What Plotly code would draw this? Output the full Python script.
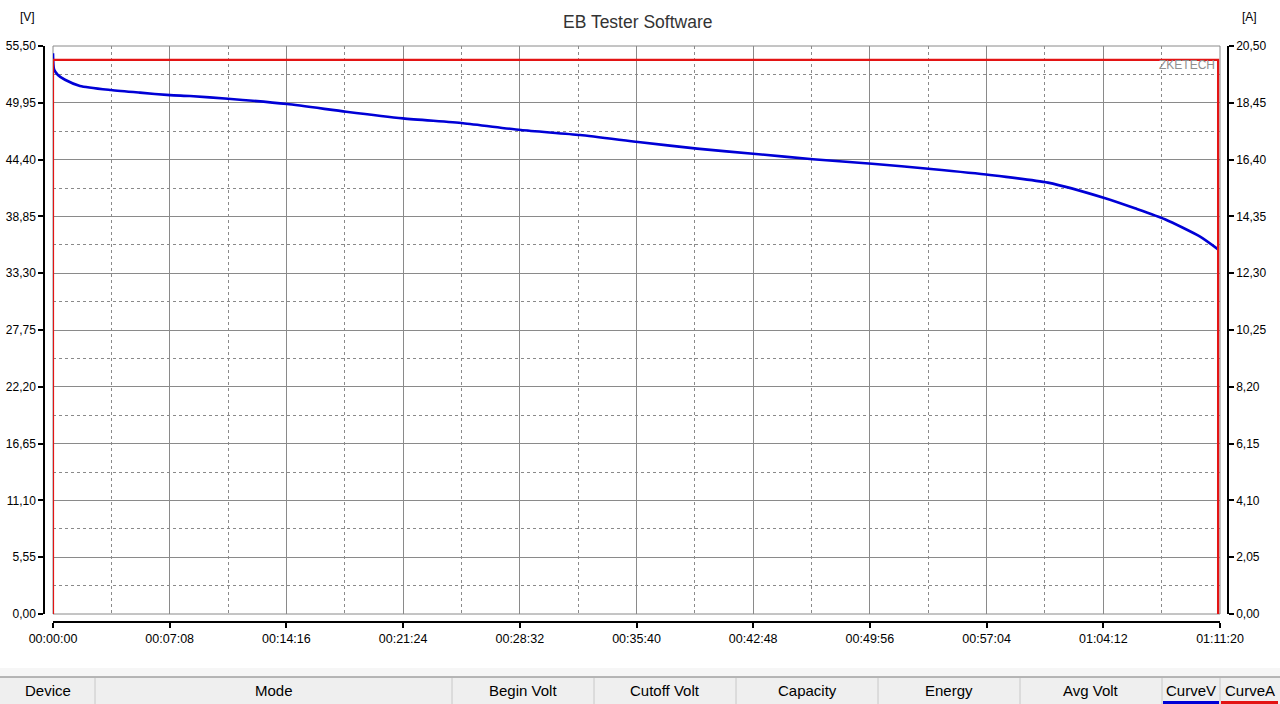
import plotly.graph_objects as go

# ---------------- data ----------------
time_s = [0, 4, 18, 44, 99, 213, 319, 429, 502, 642, 858, 1075, 1284, 1504, 1716,
          1933, 2146, 2362, 2578, 2787, 3004, 3220, 3436, 3649, 3862, 3968, 4078,
          4207, 4273]
volt = [54.8, 53.2, 52.67, 52.2, 51.6, 51.2, 50.94, 50.7, 50.61, 50.35, 49.83,
        49.08, 48.43, 47.95, 47.29, 46.80, 46.12, 45.47, 44.95, 44.43, 44.0,
        43.48, 42.9, 42.15, 40.6, 39.64, 38.57, 36.87, 35.63]

cur_time = [0, 0, 4273, 4273]
cur_amp = [0.0, 20.0, 20.0, 0.0]

x_tickvals = [0, 428, 856, 1284, 1712, 2140, 2568, 2996, 3424, 3852, 4280]
x_ticktext = ["00:00:00", "00:07:08", "00:14:16", "00:21:24", "00:28:32", "00:35:40",
              "00:42:48", "00:49:56", "00:57:04", "01:04:12", "01:11:20"]
x_minor = [214, 642, 1070, 1498, 1926, 2354, 2782, 3210, 3638, 4066]

v_tickvals = [0, 5.55, 11.10, 16.65, 22.20, 27.75, 33.30, 38.85, 44.40, 49.95, 55.50]
v_ticktext = ["0,00", "5,55", "11,10", "16,65", "22,20", "27,75", "33,30", "38,85",
              "44,40", "49,95", "55,50"]
v_minor = [2.775, 8.325, 13.875, 19.425, 24.975, 30.525, 36.075, 41.625, 47.175, 52.725]

a_tickvals = [0, 2.05, 4.10, 6.15, 8.20, 10.25, 12.30, 14.35, 16.40, 18.45, 20.50]
a_ticktext = ["0,00", "2,05", "4,10", "6,15", "8,20", "10,25", "12,30", "14,35",
              "16,40", "18,45", "20,50"]

header_labels = ["Device", "Mode", "Begin Volt", "Cutoff Volt", "Capacity", "Energy",
                 "Avg Volt", "CurveV", "CurveA"]
header_edges = [0, 95, 452, 594, 736, 878, 1020, 1162, 1220, 1280]

# ---------------- layout helpers ----------------
W, H = 1280, 704
def fx(p):
    return p / W
def fy(p):
    return 1 - p / H

FONT = "Liberation Sans, Arial, sans-serif"
GRID = "#8a8a8a"
DASH = "3px,3px"

fig = go.Figure()
fig.add_trace(go.Scatter(x=cur_time, y=cur_amp, yaxis="y2", mode="lines",
                         line=dict(color="#e31414", width=2.2), cliponaxis=False,
                         hoverinfo="skip"))
fig.add_trace(go.Scatter(x=time_s, y=volt, mode="lines",
                         line=dict(color="#0000d6", width=2.6, shape="spline", smoothing=0.6),
                         hoverinfo="skip"))

tickfont = dict(family=FONT, size=12, color="#000000")
xtickfont = dict(family=FONT, size=12.5, color="#000000")

fig.update_layout(
    template="none",
    width=W, height=H,
    margin=dict(l=0, r=0, t=0, b=0, pad=0),
    paper_bgcolor="#ffffff",
    plot_bgcolor="#ffffff",
    showlegend=False,
    xaxis=dict(
        domain=[fx(53), fx(1220)], range=[0, 4280], anchor="free", position=fy(622),
        tickmode="array", tickvals=x_tickvals, ticktext=x_ticktext,
        ticks="outside", ticklen=5, tickwidth=1.5, tickcolor="#000000",
        showline=True, linecolor="#000000", linewidth=1.5,
        showgrid=True, gridcolor=GRID, gridwidth=1, zeroline=False,
        minor=dict(tickmode="array", tickvals=x_minor, showgrid=True, gridcolor=GRID,
                   griddash=DASH, gridwidth=1, ticks=""),
        tickfont=xtickfont, automargin=False, fixedrange=True,
    ),
    yaxis=dict(
        domain=[fy(614), fy(46)], range=[0, 55.5], anchor="free", position=fx(44),
        side="left",
        tickmode="array", tickvals=v_tickvals, ticktext=v_ticktext,
        ticks="outside", ticklen=5, tickwidth=1.5, tickcolor="#000000",
        showline=True, linecolor="#000000", linewidth=1.5,
        showgrid=True, gridcolor=GRID, gridwidth=1, zeroline=False,
        minor=dict(tickmode="array", tickvals=v_minor, showgrid=True, gridcolor=GRID,
                   griddash=DASH, gridwidth=1, ticks=""),
        tickfont=tickfont, automargin=False, fixedrange=True,
    ),
    yaxis2=dict(
        domain=[fy(614), fy(46)], range=[0, 20.5], anchor="free", position=fx(1228),
        overlaying="y", side="right",
        tickmode="array", tickvals=a_tickvals, ticktext=a_ticktext,
        ticks="outside", ticklen=5, tickwidth=1.5, tickcolor="#000000",
        showline=True, linecolor="#000000", linewidth=1.5,
        showgrid=False, zeroline=False,
        tickfont=tickfont, automargin=False, fixedrange=True,
    ),
)

shapes = []
# plot frame
shapes.append(dict(type="rect", xref="paper", yref="paper", x0=fx(53), x1=fx(1220),
                   y0=fy(614), y1=fy(46), line=dict(color=GRID, width=1), layer="below"))
# bottom header bar
shapes.append(dict(type="rect", xref="paper", yref="paper", x0=0, x1=1, y0=0, y1=fy(677),
                   fillcolor="#efefef", line=dict(width=0), layer="above"))
shapes.append(dict(type="rect", xref="paper", yref="paper", x0=0, x1=1, y0=fy(677), y1=fy(668),
                   fillcolor="#f6f6f6", line=dict(width=0), layer="above"))
shapes.append(dict(type="line", xref="paper", yref="paper", x0=0, x1=1, y0=fy(677), y1=fy(677),
                   line=dict(color="#a0a0a0", width=1.5), layer="above"))
for e in header_edges[1:-1]:
    shapes.append(dict(type="line", xref="paper", yref="paper", x0=fx(e), x1=fx(e),
                       y0=0, y1=fy(678), line=dict(color="#c8c8c8", width=1), layer="above"))
# colored underlines of CurveV / CurveA tabs
shapes.append(dict(type="rect", xref="paper", yref="paper", x0=fx(1163), x1=fx(1219),
                   y0=0, y1=fy(701), fillcolor="#0000d6", line=dict(width=0), layer="above"))
shapes.append(dict(type="rect", xref="paper", yref="paper", x0=fx(1221), x1=fx(1278),
                   y0=0, y1=fy(701), fillcolor="#e31414", line=dict(width=0), layer="above"))

annotations = [
    dict(text="EB Tester Software", x=fx(637), y=fy(22), xref="paper", yref="paper",
         showarrow=False, font=dict(family=FONT, size=17.5, color="#333333"),
         xanchor="center", yanchor="middle"),
    dict(text="[V]", x=fx(27), y=fy(17), xref="paper", yref="paper", showarrow=False,
         font=dict(family=FONT, size=12, color="#000000"), xanchor="center", yanchor="middle"),
    dict(text="[A]", x=fx(1249), y=fy(17), xref="paper", yref="paper", showarrow=False,
         font=dict(family=FONT, size=12, color="#000000"), xanchor="center", yanchor="middle"),
    dict(text="ZKETECH", x=fx(1217), y=fy(65), xref="paper", yref="paper", showarrow=False,
         font=dict(family=FONT, size=12, color="#8f8f8f"), xanchor="right", yanchor="middle"),
]
for i, lab in enumerate(header_labels):
    cx = (header_edges[i] + header_edges[i + 1]) / 2
    annotations.append(dict(text=lab, x=fx(cx), y=fy(690), xref="paper", yref="paper",
                            showarrow=False, font=dict(family=FONT, size=15, color="#000000"),
                            xanchor="center", yanchor="middle"))

fig.update_layout(shapes=shapes, annotations=annotations)
fig.write_html("out.html", config={"displayModeBar": False},
               post_script="document.body.style.margin='0';document.body.style.overflow='hidden';")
# # # # #
#### PROBLEM:
Please restate the material above line by line, exactly, beginning at its first line and ending with the line that contains "cur_amp = [0.0, 20.0, 20.0, 0.0]", without any pictures.

#### THE ANSWER:
What Plotly code would draw this? Output the full Python script.
import plotly.graph_objects as go

# ---------------- data ----------------
time_s = [0, 4, 18, 44, 99, 213, 319, 429, 502, 642, 858, 1075, 1284, 1504, 1716,
          1933, 2146, 2362, 2578, 2787, 3004, 3220, 3436, 3649, 3862, 3968, 4078,
          4207, 4273]
volt = [54.8, 53.2, 52.67, 52.2, 51.6, 51.2, 50.94, 50.7, 50.61, 50.35, 49.83,
        49.08, 48.43, 47.95, 47.29, 46.80, 46.12, 45.47, 44.95, 44.43, 44.0,
        43.48, 42.9, 42.15, 40.6, 39.64, 38.57, 36.87, 35.63]

cur_time = [0, 0, 4273, 4273]
cur_amp = [0.0, 20.0, 20.0, 0.0]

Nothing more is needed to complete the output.